Given information:
* * * *
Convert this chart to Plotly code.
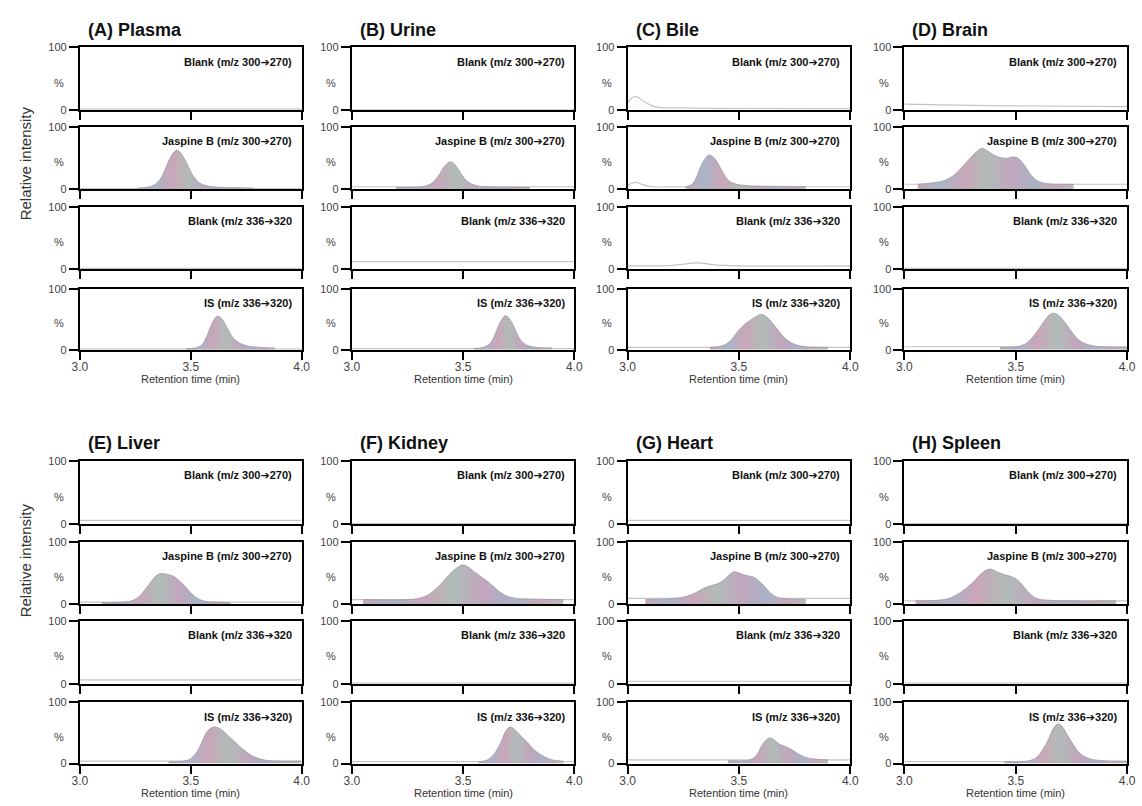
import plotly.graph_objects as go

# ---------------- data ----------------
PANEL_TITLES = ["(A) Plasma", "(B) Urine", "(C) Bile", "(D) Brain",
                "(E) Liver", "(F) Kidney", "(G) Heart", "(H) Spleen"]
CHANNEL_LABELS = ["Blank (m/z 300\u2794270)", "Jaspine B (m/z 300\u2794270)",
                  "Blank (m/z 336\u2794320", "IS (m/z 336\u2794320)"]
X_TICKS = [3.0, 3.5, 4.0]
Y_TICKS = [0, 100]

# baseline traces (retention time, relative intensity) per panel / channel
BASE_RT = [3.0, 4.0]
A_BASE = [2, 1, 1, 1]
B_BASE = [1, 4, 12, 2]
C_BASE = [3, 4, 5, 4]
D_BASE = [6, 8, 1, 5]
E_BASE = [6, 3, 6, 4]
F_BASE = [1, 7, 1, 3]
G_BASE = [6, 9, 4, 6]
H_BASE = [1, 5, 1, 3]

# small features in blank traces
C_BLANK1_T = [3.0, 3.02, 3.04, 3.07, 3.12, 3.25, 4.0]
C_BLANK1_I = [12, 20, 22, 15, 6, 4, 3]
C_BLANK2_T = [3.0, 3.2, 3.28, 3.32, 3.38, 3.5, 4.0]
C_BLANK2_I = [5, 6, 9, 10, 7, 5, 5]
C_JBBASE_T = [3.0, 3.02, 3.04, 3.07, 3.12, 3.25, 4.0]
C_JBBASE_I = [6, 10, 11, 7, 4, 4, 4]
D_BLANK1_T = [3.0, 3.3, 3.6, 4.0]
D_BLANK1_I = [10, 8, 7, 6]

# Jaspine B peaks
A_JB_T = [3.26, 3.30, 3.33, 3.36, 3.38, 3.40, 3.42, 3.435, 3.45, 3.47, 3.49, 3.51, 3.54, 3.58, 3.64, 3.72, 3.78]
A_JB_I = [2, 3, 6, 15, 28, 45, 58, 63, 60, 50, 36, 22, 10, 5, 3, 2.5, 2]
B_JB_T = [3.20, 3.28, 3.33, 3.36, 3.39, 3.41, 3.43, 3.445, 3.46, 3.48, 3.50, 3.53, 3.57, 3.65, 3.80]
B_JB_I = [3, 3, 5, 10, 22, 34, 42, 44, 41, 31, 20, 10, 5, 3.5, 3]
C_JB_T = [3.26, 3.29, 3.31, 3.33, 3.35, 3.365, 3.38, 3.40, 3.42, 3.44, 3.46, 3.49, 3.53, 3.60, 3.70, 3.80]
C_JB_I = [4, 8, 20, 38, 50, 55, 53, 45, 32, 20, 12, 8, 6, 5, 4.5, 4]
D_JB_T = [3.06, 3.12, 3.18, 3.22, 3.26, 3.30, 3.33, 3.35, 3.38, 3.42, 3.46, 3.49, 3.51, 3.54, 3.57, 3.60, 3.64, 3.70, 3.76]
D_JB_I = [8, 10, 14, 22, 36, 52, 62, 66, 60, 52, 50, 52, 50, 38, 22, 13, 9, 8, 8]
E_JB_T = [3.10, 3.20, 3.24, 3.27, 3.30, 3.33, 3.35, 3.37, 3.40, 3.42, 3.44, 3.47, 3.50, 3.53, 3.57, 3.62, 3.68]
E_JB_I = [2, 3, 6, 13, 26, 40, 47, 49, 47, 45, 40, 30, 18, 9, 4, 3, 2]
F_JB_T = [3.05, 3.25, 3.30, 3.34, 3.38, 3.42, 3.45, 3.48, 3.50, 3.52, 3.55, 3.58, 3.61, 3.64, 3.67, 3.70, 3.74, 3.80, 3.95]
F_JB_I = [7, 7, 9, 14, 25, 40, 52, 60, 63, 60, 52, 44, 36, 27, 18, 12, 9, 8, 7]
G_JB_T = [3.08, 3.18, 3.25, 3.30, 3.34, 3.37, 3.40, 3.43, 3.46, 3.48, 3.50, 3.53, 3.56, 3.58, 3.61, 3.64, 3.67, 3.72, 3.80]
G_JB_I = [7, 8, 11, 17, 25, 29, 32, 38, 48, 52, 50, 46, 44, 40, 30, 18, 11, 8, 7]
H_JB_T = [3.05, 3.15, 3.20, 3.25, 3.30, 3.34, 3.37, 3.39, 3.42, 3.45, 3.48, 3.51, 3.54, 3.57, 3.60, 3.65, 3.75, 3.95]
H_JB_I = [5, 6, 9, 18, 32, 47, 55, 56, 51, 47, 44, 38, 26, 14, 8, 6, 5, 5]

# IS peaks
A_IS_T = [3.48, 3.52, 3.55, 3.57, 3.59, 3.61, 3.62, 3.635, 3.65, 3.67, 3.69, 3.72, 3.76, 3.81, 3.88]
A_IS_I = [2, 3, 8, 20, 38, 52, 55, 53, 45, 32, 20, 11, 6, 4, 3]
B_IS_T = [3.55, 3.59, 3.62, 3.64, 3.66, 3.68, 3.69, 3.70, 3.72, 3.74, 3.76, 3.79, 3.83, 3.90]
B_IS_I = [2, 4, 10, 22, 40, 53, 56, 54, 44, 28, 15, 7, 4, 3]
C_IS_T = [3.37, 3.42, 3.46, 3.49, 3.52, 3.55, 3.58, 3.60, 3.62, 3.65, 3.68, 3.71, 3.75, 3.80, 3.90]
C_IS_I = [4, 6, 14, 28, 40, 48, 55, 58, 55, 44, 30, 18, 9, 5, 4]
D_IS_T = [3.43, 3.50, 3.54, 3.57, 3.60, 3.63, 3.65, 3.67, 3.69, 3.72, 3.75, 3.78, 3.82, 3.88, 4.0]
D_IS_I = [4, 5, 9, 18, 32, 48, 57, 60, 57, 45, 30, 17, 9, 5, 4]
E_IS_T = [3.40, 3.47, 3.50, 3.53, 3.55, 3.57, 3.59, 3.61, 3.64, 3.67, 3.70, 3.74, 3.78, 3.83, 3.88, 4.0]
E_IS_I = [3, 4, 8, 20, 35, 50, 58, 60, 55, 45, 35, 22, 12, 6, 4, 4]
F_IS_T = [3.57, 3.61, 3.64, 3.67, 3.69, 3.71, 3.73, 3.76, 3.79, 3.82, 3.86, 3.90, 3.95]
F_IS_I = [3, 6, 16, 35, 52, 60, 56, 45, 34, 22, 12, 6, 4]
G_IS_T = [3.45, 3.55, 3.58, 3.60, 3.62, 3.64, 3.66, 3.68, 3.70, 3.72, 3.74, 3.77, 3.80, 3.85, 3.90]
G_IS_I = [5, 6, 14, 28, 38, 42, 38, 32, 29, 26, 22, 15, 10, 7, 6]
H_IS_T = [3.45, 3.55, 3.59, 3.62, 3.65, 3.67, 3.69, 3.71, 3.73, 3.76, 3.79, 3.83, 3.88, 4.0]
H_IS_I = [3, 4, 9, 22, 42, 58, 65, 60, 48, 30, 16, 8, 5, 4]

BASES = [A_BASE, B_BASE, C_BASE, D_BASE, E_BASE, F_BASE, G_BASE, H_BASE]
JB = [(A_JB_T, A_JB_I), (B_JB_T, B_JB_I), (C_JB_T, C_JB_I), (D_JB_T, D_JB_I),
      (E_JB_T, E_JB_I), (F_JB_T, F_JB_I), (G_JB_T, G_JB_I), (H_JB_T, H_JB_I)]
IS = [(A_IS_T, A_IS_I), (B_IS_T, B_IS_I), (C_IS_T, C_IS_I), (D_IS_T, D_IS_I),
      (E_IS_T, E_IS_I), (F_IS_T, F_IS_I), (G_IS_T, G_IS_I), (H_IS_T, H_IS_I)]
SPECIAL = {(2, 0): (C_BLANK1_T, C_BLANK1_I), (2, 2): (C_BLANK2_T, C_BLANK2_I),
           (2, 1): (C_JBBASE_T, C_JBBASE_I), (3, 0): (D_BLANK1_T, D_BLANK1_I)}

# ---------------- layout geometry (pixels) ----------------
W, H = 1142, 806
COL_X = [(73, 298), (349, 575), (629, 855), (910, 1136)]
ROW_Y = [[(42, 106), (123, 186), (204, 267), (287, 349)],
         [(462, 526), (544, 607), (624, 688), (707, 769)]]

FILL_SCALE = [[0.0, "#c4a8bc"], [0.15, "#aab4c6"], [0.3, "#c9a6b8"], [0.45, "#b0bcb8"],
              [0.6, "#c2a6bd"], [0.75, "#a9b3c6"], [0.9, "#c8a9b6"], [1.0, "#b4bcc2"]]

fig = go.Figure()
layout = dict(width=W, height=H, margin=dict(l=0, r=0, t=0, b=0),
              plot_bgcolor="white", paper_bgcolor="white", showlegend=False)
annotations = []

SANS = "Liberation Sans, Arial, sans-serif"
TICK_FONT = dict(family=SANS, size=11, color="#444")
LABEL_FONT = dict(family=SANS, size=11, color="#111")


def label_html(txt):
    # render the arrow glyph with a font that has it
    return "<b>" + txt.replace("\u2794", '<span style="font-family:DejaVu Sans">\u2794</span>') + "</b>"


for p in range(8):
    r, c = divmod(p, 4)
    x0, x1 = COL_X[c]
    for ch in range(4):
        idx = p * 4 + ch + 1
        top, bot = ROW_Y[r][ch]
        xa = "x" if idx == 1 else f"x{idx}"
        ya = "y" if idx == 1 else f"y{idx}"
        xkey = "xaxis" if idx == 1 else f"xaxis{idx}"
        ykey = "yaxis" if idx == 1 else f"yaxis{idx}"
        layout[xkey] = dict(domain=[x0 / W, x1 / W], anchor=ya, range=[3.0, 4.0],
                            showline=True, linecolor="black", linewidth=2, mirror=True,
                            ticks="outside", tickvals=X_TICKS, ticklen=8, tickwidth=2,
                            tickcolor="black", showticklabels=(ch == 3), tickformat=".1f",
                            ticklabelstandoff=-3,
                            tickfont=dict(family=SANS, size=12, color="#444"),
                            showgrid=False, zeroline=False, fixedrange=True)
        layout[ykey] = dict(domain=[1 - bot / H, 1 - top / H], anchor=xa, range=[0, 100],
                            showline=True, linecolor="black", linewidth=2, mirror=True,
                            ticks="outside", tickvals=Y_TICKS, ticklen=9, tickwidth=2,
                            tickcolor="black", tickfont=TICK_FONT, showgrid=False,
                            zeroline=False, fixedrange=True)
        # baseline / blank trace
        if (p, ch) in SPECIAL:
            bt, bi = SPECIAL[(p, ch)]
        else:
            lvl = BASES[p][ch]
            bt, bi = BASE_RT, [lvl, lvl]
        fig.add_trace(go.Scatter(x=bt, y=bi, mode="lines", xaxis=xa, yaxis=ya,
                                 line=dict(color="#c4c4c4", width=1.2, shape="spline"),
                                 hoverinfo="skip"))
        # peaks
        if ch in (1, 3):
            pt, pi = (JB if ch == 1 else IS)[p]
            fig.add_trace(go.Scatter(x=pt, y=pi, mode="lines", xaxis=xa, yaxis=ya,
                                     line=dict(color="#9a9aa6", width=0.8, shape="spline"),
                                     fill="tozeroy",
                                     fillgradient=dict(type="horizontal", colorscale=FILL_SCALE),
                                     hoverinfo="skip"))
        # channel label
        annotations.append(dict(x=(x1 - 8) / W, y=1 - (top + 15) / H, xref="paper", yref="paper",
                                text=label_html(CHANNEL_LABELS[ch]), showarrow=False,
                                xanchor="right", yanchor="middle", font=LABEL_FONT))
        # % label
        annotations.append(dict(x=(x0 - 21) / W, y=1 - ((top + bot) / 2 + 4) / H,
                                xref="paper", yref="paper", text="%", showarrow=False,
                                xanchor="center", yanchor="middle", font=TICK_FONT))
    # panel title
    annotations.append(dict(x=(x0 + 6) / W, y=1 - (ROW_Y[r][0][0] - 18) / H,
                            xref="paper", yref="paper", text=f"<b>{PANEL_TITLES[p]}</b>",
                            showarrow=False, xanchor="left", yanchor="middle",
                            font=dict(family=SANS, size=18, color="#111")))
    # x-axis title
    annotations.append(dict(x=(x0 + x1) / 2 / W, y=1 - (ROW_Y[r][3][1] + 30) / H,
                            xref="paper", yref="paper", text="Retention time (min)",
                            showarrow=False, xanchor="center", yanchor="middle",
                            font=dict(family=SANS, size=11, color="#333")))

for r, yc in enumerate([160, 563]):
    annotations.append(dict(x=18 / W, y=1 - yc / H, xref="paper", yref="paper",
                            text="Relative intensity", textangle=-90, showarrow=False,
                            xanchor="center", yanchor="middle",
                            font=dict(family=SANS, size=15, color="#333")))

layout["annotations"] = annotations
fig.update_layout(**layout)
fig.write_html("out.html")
* * * *
With all pictures left out, please transcribe exactly the lines from the start of the material through the line with "Y_TICKS = [0, 100]".

Convert this chart to Plotly code.
import plotly.graph_objects as go

# ---------------- data ----------------
PANEL_TITLES = ["(A) Plasma", "(B) Urine", "(C) Bile", "(D) Brain",
                "(E) Liver", "(F) Kidney", "(G) Heart", "(H) Spleen"]
CHANNEL_LABELS = ["Blank (m/z 300\u2794270)", "Jaspine B (m/z 300\u2794270)",
                  "Blank (m/z 336\u2794320", "IS (m/z 336\u2794320)"]
X_TICKS = [3.0, 3.5, 4.0]
Y_TICKS = [0, 100]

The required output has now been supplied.